Supplied records -
==========
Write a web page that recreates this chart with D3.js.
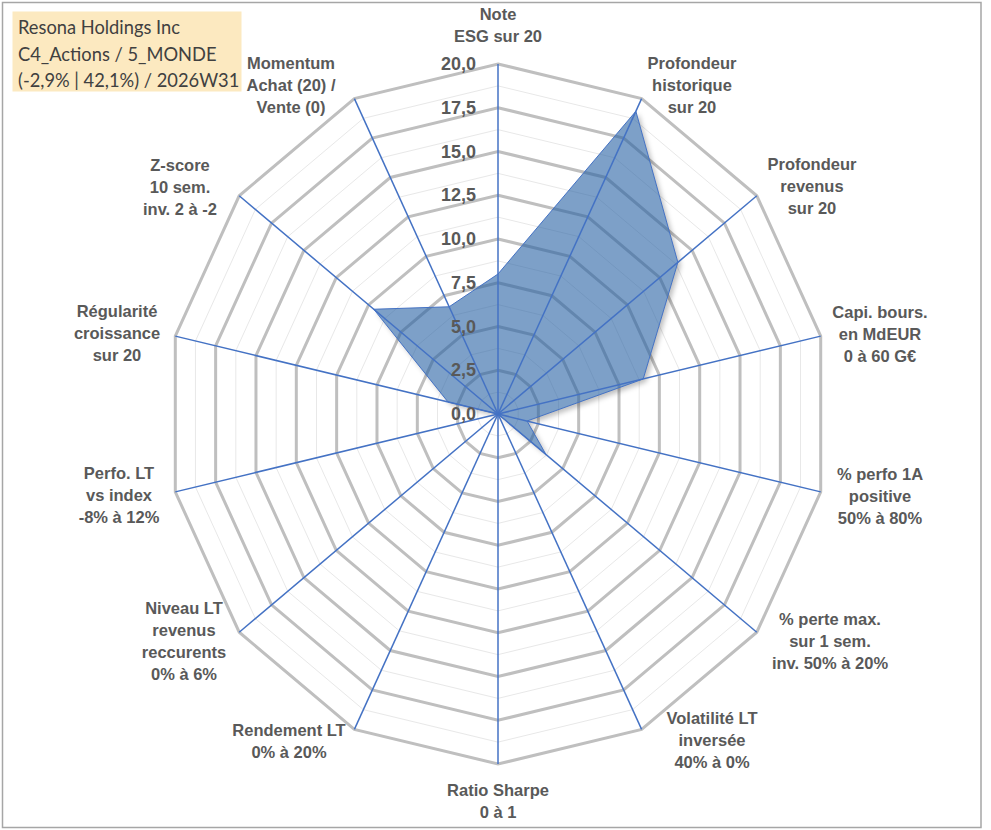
==========
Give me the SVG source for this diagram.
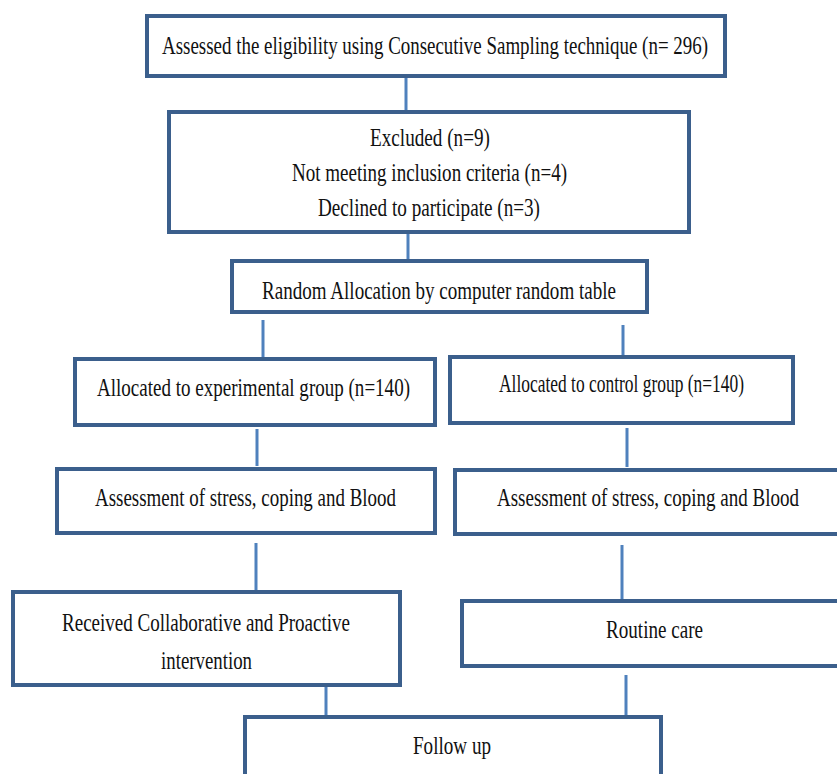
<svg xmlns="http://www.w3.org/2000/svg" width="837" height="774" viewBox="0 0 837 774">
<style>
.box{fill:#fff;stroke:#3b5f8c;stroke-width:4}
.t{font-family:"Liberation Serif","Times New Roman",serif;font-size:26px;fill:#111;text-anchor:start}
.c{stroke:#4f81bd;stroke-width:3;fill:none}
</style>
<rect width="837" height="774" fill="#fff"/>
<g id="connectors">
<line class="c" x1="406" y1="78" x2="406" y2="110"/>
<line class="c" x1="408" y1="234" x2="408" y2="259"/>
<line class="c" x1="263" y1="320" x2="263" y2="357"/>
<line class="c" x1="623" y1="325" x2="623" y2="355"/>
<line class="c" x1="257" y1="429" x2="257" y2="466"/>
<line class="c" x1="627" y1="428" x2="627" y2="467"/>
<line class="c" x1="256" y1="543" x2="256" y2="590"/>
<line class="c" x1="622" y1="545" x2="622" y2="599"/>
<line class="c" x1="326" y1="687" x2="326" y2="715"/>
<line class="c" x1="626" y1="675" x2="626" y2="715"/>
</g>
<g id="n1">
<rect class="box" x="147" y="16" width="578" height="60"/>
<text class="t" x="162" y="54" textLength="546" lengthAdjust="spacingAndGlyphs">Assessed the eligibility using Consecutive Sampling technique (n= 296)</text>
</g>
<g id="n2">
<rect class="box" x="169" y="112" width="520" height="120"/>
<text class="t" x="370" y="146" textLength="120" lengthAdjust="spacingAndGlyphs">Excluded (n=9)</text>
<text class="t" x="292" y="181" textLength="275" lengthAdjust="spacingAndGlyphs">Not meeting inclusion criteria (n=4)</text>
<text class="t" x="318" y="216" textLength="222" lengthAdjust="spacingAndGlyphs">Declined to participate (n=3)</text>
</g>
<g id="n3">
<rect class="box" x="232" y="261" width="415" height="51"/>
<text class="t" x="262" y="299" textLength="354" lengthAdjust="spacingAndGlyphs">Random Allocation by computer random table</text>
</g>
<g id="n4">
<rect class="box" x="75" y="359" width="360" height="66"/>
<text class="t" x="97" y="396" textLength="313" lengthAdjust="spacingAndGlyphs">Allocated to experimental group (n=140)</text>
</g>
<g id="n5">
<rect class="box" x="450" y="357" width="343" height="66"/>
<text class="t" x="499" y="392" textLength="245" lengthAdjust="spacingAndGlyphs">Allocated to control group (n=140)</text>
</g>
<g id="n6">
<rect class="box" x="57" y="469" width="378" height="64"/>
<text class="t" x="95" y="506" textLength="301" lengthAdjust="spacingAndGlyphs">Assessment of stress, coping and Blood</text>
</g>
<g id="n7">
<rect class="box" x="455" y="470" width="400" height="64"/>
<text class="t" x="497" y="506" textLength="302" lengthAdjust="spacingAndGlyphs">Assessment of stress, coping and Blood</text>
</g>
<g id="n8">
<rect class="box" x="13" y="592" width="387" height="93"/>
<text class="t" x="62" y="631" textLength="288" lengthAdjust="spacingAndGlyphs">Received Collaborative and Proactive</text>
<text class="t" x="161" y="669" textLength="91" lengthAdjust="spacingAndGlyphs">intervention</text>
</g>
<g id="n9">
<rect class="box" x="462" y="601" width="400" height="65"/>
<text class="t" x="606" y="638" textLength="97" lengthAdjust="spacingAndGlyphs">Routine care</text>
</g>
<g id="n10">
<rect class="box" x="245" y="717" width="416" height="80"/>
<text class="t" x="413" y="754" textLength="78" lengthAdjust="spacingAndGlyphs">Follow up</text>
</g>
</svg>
==========
Given task - Return each line of the listing that holds the string "this".

Task answer -
Write a web page that recreates this chart with D3.js.
Give me the SVG source for this diagram.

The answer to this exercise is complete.